◆ Instruction ◆
Tally each line where the word "chart" occurs, then give only the total.

◆ Data excerpts ◆
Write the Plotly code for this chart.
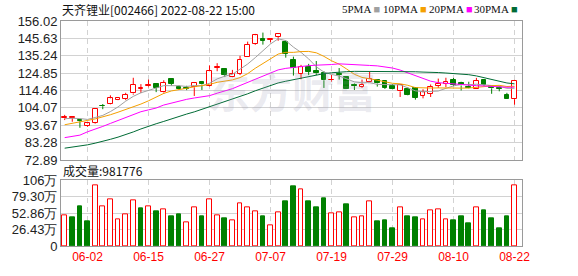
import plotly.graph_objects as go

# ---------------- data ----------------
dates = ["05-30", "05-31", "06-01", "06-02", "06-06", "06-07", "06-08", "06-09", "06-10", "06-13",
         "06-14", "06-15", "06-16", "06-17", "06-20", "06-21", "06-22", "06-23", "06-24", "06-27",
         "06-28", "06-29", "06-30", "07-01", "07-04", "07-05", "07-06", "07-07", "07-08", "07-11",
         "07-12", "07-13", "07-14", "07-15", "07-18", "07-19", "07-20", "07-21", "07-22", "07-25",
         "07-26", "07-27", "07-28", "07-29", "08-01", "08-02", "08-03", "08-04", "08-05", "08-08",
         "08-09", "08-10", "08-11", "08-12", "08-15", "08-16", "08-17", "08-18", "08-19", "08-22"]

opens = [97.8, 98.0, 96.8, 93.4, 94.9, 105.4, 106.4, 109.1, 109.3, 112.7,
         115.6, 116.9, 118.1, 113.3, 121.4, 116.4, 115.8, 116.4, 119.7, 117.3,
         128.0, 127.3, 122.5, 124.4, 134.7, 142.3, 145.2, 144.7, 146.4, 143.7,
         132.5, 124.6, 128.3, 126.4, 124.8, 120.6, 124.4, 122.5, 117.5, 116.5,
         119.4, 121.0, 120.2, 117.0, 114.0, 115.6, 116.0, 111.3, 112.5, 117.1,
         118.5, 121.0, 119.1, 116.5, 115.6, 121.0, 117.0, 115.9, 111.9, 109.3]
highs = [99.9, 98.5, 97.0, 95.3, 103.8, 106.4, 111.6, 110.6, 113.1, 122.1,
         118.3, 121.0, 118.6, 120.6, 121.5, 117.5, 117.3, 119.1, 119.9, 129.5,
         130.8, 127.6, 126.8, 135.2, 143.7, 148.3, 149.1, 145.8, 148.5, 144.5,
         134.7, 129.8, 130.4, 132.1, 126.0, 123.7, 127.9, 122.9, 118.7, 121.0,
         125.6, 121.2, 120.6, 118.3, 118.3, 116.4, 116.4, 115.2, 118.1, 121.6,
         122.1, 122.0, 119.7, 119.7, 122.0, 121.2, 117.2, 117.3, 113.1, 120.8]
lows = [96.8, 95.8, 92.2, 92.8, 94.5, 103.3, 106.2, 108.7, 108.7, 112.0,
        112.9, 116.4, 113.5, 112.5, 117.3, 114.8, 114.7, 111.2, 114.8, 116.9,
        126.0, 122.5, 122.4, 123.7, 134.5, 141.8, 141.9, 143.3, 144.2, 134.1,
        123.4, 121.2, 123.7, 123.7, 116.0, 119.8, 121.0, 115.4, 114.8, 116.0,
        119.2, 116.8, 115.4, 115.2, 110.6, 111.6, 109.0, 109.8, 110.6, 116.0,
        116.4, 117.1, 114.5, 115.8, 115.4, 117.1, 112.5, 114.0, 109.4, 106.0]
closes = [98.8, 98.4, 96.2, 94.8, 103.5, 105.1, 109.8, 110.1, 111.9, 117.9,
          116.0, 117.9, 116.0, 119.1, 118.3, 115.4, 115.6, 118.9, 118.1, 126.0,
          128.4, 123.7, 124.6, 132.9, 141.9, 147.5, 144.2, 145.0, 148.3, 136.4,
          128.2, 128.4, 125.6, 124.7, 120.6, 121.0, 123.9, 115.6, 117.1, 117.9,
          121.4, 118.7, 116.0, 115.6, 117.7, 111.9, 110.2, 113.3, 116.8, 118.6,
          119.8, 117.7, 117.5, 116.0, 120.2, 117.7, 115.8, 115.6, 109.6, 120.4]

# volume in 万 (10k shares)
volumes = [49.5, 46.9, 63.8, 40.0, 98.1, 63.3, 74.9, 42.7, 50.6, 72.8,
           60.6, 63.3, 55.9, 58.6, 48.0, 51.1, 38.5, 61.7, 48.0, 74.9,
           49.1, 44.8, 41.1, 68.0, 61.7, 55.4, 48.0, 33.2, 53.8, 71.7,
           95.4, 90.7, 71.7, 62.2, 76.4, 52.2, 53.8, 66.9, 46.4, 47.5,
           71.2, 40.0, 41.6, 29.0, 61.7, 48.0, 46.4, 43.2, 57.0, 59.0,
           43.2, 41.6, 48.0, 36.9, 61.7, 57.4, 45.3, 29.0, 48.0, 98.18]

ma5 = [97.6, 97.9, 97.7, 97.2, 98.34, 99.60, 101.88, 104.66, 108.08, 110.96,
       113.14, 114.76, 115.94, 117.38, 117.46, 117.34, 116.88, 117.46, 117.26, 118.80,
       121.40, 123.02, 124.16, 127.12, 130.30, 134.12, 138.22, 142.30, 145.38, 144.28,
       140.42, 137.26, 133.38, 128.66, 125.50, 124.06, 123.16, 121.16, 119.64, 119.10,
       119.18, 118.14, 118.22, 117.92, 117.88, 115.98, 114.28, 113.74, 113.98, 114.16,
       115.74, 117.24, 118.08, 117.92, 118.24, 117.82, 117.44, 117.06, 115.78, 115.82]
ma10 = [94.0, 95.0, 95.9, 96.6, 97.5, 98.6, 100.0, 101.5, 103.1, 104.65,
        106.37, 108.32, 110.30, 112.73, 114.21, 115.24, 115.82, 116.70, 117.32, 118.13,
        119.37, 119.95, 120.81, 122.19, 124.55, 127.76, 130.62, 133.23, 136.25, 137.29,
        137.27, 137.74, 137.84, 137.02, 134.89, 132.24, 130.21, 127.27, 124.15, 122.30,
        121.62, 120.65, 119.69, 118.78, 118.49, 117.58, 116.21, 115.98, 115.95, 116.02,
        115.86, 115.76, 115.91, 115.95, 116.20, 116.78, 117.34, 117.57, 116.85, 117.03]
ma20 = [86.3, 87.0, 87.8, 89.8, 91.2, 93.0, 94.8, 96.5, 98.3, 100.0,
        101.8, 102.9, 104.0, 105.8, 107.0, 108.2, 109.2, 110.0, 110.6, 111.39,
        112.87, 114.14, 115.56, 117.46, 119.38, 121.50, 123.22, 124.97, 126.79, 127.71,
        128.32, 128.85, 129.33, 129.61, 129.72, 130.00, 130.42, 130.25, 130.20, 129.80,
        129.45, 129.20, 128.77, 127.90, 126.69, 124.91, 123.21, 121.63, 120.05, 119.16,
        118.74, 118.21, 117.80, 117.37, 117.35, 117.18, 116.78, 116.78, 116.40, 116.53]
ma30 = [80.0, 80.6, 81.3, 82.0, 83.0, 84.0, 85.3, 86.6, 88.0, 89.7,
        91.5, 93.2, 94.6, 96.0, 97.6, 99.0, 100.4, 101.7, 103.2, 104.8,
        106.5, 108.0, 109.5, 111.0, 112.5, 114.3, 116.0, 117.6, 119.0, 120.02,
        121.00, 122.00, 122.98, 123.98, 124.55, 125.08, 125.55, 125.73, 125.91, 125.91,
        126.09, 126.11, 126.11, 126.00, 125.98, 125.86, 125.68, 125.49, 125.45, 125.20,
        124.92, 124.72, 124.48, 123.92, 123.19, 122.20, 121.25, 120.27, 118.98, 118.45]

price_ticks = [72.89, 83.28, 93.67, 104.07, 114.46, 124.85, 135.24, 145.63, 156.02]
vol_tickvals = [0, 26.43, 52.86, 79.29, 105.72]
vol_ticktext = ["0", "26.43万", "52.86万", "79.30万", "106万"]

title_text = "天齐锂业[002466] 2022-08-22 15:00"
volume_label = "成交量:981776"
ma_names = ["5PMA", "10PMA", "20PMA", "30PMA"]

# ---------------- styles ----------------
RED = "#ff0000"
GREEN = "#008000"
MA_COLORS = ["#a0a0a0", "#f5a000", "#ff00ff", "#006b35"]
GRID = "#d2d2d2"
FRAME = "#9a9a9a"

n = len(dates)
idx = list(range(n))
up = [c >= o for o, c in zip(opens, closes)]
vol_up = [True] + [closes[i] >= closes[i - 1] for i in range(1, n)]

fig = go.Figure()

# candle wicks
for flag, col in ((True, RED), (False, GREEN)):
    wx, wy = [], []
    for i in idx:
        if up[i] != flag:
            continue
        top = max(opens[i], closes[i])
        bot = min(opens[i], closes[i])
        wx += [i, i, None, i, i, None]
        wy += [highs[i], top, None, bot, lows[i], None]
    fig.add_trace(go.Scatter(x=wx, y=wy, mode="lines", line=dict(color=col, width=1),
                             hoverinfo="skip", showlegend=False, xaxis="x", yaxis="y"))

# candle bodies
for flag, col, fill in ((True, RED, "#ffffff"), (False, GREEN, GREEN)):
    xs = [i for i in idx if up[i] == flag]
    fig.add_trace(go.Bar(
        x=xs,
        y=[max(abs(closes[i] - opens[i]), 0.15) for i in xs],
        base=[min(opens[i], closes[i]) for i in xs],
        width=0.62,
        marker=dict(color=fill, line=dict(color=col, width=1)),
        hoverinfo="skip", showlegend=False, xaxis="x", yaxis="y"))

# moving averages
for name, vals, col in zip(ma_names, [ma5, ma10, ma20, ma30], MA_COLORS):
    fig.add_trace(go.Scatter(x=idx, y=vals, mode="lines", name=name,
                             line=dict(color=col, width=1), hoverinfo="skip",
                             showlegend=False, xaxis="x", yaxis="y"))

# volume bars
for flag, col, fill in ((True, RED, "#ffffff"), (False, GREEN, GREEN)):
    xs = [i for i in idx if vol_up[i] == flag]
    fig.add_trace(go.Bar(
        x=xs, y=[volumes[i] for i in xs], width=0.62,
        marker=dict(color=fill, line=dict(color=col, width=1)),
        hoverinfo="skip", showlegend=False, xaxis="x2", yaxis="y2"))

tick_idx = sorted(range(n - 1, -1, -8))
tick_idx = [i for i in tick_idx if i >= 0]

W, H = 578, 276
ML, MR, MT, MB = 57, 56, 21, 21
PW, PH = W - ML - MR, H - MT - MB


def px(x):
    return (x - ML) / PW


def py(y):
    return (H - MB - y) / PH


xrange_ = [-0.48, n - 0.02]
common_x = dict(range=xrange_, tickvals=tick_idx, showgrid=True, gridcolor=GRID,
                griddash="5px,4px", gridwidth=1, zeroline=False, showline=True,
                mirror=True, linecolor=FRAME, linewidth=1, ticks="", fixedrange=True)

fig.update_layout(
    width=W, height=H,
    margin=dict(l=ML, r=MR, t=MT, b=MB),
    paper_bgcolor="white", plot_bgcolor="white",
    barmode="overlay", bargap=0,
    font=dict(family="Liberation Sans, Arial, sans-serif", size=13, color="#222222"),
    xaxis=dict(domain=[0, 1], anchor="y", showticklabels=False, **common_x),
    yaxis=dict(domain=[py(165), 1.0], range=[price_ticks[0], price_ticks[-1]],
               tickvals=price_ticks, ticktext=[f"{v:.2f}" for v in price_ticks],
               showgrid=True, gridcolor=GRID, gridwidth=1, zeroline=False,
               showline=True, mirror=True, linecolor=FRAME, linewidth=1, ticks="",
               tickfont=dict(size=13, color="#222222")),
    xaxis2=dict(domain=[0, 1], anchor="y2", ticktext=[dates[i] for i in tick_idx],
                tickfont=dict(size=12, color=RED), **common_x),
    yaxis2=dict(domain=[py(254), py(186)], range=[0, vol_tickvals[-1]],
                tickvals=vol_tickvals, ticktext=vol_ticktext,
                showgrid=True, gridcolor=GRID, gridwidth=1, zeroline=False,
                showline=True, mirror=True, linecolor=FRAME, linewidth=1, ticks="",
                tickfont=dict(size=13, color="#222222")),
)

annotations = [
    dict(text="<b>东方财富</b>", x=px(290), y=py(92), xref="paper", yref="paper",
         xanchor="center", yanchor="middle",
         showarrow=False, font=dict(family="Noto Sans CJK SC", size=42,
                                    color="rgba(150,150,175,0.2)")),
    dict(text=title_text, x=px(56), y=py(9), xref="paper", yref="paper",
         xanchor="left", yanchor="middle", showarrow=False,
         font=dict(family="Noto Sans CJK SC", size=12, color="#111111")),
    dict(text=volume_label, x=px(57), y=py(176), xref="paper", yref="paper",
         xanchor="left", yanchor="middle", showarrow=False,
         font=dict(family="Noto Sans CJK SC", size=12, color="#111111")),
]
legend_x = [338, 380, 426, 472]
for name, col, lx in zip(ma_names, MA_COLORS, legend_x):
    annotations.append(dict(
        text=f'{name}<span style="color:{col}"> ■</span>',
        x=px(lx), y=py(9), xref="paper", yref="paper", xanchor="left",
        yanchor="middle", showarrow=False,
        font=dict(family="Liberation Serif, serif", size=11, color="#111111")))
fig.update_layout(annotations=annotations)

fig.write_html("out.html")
--
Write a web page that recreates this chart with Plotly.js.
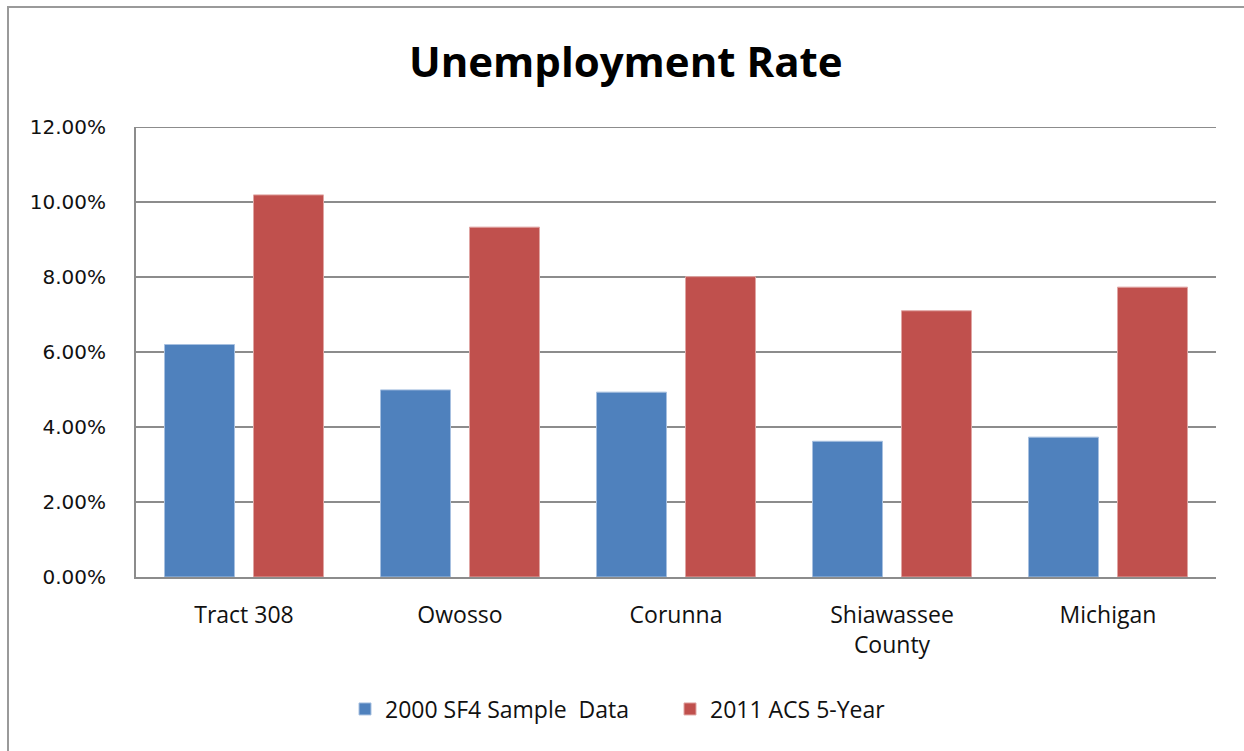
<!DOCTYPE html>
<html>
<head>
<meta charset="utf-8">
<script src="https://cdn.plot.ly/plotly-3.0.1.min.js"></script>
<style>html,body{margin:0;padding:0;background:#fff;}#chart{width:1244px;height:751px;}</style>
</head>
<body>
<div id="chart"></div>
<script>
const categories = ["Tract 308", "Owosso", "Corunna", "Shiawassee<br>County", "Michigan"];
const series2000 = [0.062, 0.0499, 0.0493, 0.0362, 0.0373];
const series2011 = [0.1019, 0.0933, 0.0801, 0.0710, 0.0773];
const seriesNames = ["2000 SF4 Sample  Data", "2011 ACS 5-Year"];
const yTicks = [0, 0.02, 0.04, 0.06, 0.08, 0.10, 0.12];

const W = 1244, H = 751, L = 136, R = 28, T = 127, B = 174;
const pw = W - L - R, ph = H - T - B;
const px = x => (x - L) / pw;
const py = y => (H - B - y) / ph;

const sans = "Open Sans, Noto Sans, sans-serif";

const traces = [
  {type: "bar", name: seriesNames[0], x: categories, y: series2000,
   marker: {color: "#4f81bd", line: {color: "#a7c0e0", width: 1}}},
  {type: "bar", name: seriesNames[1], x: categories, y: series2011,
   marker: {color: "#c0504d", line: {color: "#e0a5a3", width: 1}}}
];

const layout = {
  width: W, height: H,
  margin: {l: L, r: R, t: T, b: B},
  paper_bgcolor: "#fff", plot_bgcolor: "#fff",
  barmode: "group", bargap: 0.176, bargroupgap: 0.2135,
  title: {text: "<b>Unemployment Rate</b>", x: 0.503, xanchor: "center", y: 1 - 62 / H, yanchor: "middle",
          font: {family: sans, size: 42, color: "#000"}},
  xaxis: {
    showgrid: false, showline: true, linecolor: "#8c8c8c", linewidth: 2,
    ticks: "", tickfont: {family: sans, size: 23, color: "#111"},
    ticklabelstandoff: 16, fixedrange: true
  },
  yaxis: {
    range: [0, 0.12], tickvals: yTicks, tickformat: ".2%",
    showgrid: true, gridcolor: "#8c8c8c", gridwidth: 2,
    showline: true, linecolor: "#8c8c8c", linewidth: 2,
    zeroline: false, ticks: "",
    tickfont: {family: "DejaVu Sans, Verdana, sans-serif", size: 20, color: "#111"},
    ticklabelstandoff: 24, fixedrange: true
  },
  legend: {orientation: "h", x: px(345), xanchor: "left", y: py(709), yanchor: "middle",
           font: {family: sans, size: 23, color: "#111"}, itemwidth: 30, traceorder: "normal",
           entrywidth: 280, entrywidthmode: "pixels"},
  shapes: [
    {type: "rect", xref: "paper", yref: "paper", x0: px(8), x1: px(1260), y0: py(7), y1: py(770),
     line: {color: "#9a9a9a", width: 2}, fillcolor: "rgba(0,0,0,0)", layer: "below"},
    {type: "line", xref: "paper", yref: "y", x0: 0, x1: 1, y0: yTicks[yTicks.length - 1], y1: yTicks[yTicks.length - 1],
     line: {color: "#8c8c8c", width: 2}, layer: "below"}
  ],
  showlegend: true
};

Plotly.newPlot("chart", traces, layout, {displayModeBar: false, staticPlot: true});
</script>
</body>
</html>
...
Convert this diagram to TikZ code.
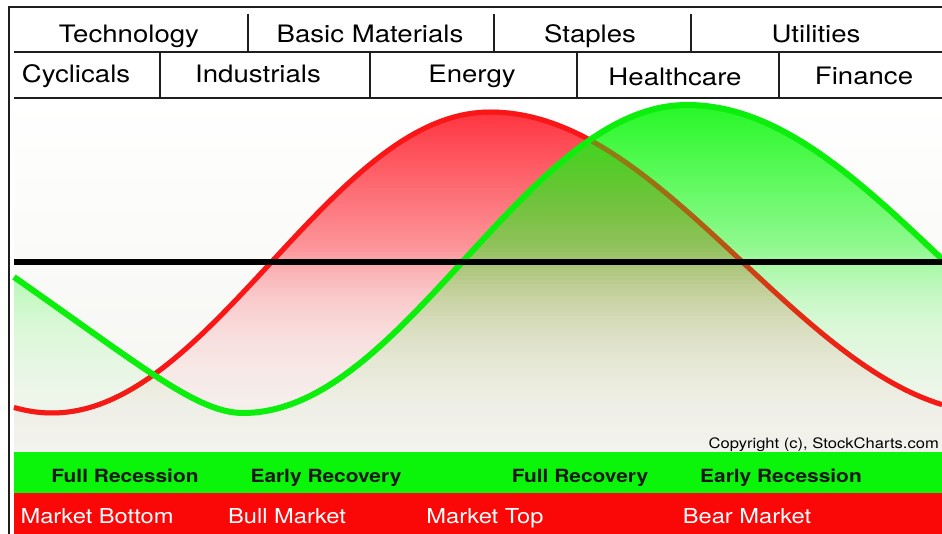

◆ Complete output ◆
5